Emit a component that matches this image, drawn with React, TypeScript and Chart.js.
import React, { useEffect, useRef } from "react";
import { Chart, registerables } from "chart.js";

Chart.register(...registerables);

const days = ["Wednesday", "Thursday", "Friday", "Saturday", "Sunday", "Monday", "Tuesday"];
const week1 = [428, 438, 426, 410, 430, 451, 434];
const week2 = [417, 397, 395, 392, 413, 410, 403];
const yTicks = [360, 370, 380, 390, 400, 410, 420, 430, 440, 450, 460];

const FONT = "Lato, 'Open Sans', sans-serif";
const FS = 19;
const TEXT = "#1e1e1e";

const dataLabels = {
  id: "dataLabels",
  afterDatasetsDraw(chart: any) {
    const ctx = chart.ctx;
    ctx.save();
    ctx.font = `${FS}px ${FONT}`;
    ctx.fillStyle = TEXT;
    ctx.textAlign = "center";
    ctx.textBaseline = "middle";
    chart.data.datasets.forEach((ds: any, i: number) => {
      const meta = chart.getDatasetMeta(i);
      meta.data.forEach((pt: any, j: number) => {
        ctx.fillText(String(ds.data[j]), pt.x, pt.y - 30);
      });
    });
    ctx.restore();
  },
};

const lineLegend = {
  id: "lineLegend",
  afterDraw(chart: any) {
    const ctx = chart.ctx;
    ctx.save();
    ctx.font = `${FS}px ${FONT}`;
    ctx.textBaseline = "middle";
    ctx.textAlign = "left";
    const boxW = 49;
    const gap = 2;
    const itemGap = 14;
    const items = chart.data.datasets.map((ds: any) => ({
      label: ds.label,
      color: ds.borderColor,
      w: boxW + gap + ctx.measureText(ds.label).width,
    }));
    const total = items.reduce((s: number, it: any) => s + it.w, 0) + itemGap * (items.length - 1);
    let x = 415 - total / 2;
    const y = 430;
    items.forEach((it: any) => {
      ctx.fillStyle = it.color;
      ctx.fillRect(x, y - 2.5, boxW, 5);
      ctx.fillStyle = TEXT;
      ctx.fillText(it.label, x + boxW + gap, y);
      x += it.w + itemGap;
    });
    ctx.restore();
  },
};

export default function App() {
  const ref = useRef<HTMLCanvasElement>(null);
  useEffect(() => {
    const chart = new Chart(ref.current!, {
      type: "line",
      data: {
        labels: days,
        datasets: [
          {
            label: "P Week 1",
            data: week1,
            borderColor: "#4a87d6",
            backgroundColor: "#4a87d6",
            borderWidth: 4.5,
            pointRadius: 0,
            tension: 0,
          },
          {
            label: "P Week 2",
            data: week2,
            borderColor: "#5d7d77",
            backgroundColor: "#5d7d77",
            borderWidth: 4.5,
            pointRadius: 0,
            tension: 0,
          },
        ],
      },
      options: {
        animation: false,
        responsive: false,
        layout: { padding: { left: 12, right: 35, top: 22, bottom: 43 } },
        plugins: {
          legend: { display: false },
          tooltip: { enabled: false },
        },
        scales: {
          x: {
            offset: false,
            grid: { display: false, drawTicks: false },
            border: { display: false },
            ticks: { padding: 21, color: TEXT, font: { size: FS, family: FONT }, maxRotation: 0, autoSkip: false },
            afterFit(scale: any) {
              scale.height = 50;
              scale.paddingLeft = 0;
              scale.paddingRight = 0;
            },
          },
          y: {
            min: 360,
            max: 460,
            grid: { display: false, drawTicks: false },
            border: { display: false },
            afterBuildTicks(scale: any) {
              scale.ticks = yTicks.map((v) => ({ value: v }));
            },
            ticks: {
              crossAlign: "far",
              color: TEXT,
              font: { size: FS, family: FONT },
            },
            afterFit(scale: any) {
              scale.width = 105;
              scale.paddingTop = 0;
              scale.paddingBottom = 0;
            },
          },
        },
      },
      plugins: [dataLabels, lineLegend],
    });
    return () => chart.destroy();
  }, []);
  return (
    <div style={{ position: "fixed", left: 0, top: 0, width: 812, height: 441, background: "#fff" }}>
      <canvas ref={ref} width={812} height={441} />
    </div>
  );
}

....

= Required work =
Transcribe the whole listing with nothing added or left out.

= Solution =
Emit a component that matches this image, drawn with React, TypeScript and Chart.js.
import React, { useEffect, useRef } from "react";
import { Chart, registerables } from "chart.js";

Chart.register(...registerables);

const days = ["Wednesday", "Thursday", "Friday", "Saturday", "Sunday", "Monday", "Tuesday"];
const week1 = [428, 438, 426, 410, 430, 451, 434];
const week2 = [417, 397, 395, 392, 413, 410, 403];
const yTicks = [360, 370, 380, 390, 400, 410, 420, 430, 440, 450, 460];

const FONT = "Lato, 'Open Sans', sans-serif";
const FS = 19;
const TEXT = "#1e1e1e";

const dataLabels = {
  id: "dataLabels",
  afterDatasetsDraw(chart: any) {
    const ctx = chart.ctx;
    ctx.save();
    ctx.font = `${FS}px ${FONT}`;
    ctx.fillStyle = TEXT;
    ctx.textAlign = "center";
    ctx.textBaseline = "middle";
    chart.data.datasets.forEach((ds: any, i: number) => {
      const meta = chart.getDatasetMeta(i);
      meta.data.forEach((pt: any, j: number) => {
        ctx.fillText(String(ds.data[j]), pt.x, pt.y - 30);
      });
    });
    ctx.restore();
  },
};

const lineLegend = {
  id: "lineLegend",
  afterDraw(chart: any) {
    const ctx = chart.ctx;
    ctx.save();
    ctx.font = `${FS}px ${FONT}`;
    ctx.textBaseline = "middle";
    ctx.textAlign = "left";
    const boxW = 49;
    const gap = 2;
    const itemGap = 14;
    const items = chart.data.datasets.map((ds: any) => ({
      label: ds.label,
      color: ds.borderColor,
      w: boxW + gap + ctx.measureText(ds.label).width,
    }));
    const total = items.reduce((s: number, it: any) => s + it.w, 0) + itemGap * (items.length - 1);
    let x = 415 - total / 2;
    const y = 430;
    items.forEach((it: any) => {
      ctx.fillStyle = it.color;
      ctx.fillRect(x, y - 2.5, boxW, 5);
      ctx.fillStyle = TEXT;
      ctx.fillText(it.label, x + boxW + gap, y);
      x += it.w + itemGap;
    });
    ctx.restore();
  },
};

export default function App() {
  const ref = useRef<HTMLCanvasElement>(null);
  useEffect(() => {
    const chart = new Chart(ref.current!, {
      type: "line",
      data: {
        labels: days,
        datasets: [
          {
            label: "P Week 1",
            data: week1,
            borderColor: "#4a87d6",
            backgroundColor: "#4a87d6",
            borderWidth: 4.5,
            pointRadius: 0,
            tension: 0,
          },
          {
            label: "P Week 2",
            data: week2,
            borderColor: "#5d7d77",
            backgroundColor: "#5d7d77",
            borderWidth: 4.5,
            pointRadius: 0,
            tension: 0,
          },
        ],
      },
      options: {
        animation: false,
        responsive: false,
        layout: { padding: { left: 12, right: 35, top: 22, bottom: 43 } },
        plugins: {
          legend: { display: false },
          tooltip: { enabled: false },
        },
        scales: {
          x: {
            offset: false,
            grid: { display: false, drawTicks: false },
            border: { display: false },
            ticks: { padding: 21, color: TEXT, font: { size: FS, family: FONT }, maxRotation: 0, autoSkip: false },
            afterFit(scale: any) {
              scale.height = 50;
              scale.paddingLeft = 0;
              scale.paddingRight = 0;
            },
          },
          y: {
            min: 360,
            max: 460,
            grid: { display: false, drawTicks: false },
            border: { display: false },
            afterBuildTicks(scale: any) {
              scale.ticks = yTicks.map((v) => ({ value: v }));
            },
            ticks: {
              crossAlign: "far",
              color: TEXT,
              font: { size: FS, family: FONT },
            },
            afterFit(scale: any) {
              scale.width = 105;
              scale.paddingTop = 0;
              scale.paddingBottom = 0;
            },
          },
        },
      },
      plugins: [dataLabels, lineLegend],
    });
    return () => chart.destroy();
  }, []);
  return (
    <div style={{ position: "fixed", left: 0, top: 0, width: 812, height: 441, background: "#fff" }}>
      <canvas ref={ref} width={812} height={441} />
    </div>
  );
}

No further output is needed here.